What to work on: Report the number of lines containing "this", with no other words.

Provided material:

····················

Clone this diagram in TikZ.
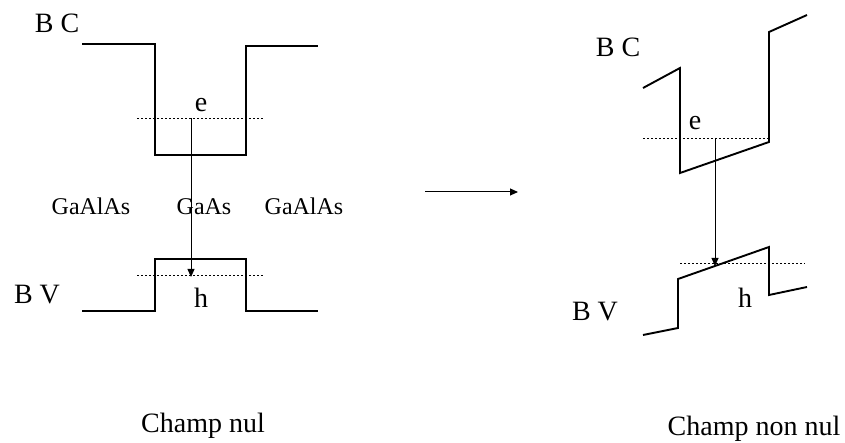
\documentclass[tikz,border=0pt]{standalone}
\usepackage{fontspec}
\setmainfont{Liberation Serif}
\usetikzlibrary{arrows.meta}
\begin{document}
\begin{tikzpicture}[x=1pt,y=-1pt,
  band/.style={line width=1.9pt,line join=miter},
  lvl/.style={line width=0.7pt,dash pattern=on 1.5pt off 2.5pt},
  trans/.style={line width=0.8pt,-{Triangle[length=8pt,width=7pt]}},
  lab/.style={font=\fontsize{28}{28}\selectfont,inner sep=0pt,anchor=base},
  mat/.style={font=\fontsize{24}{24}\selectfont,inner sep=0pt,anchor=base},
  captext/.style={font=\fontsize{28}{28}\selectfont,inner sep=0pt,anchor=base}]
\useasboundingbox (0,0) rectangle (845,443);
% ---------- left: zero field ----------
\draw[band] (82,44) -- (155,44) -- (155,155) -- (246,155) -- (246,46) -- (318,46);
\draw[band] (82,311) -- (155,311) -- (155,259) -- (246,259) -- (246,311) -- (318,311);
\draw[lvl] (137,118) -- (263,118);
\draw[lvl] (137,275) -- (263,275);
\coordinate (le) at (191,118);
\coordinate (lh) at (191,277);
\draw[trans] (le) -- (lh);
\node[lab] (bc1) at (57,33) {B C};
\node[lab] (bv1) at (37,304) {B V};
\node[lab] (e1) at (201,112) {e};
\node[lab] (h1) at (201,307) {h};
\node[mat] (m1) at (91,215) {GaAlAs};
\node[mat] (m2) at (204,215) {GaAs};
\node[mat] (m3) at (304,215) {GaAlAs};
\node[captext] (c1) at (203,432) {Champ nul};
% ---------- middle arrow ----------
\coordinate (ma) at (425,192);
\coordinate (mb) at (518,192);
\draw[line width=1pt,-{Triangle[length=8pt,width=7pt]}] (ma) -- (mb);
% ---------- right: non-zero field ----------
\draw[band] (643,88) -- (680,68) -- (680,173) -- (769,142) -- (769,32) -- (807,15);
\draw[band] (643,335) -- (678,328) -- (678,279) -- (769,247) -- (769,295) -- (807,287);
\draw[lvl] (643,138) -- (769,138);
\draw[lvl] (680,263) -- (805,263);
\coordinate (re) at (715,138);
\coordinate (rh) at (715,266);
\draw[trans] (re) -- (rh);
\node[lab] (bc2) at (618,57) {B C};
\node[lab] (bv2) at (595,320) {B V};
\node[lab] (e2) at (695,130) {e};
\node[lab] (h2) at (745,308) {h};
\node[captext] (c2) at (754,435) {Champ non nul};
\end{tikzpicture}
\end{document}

····················

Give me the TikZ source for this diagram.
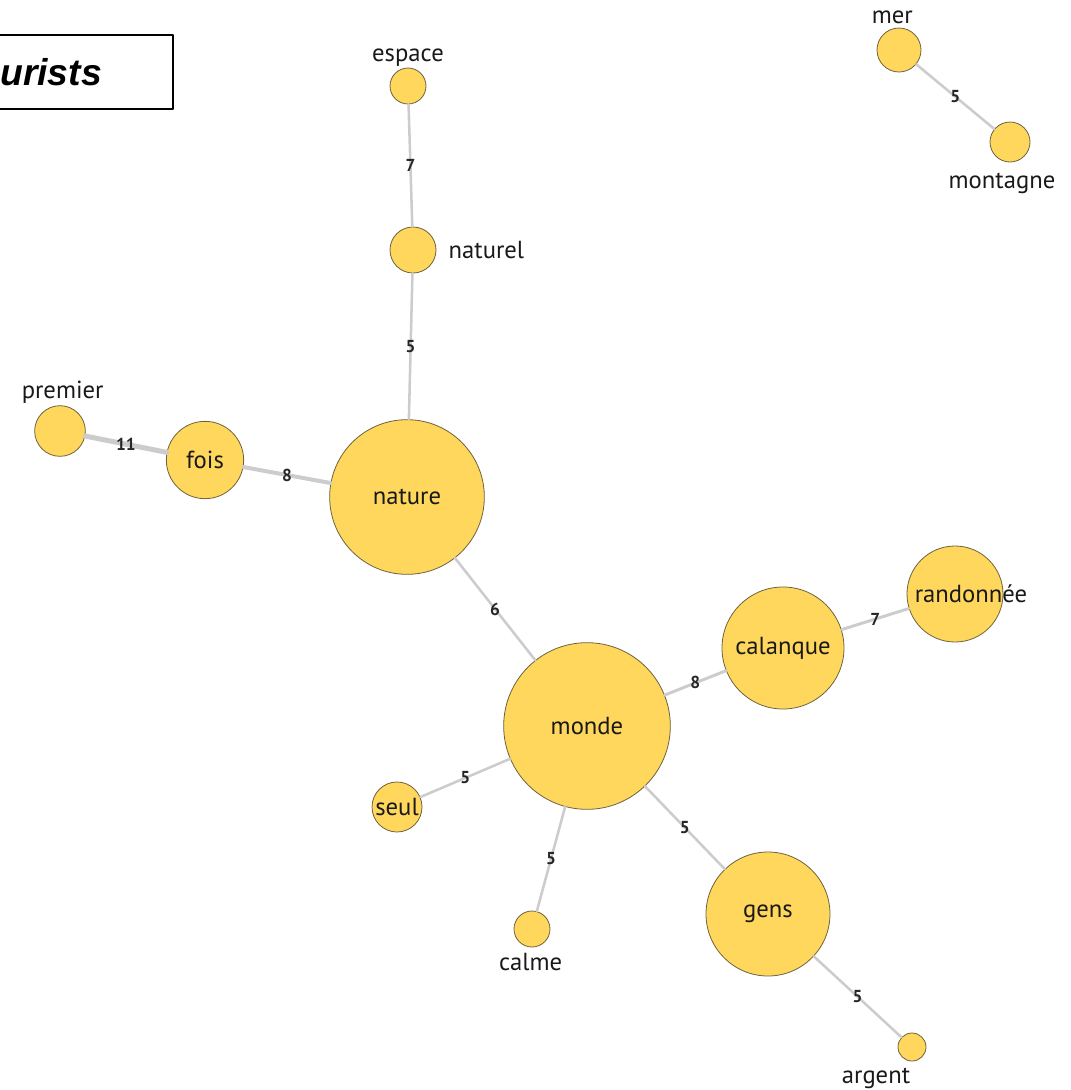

····················

Written reply: 2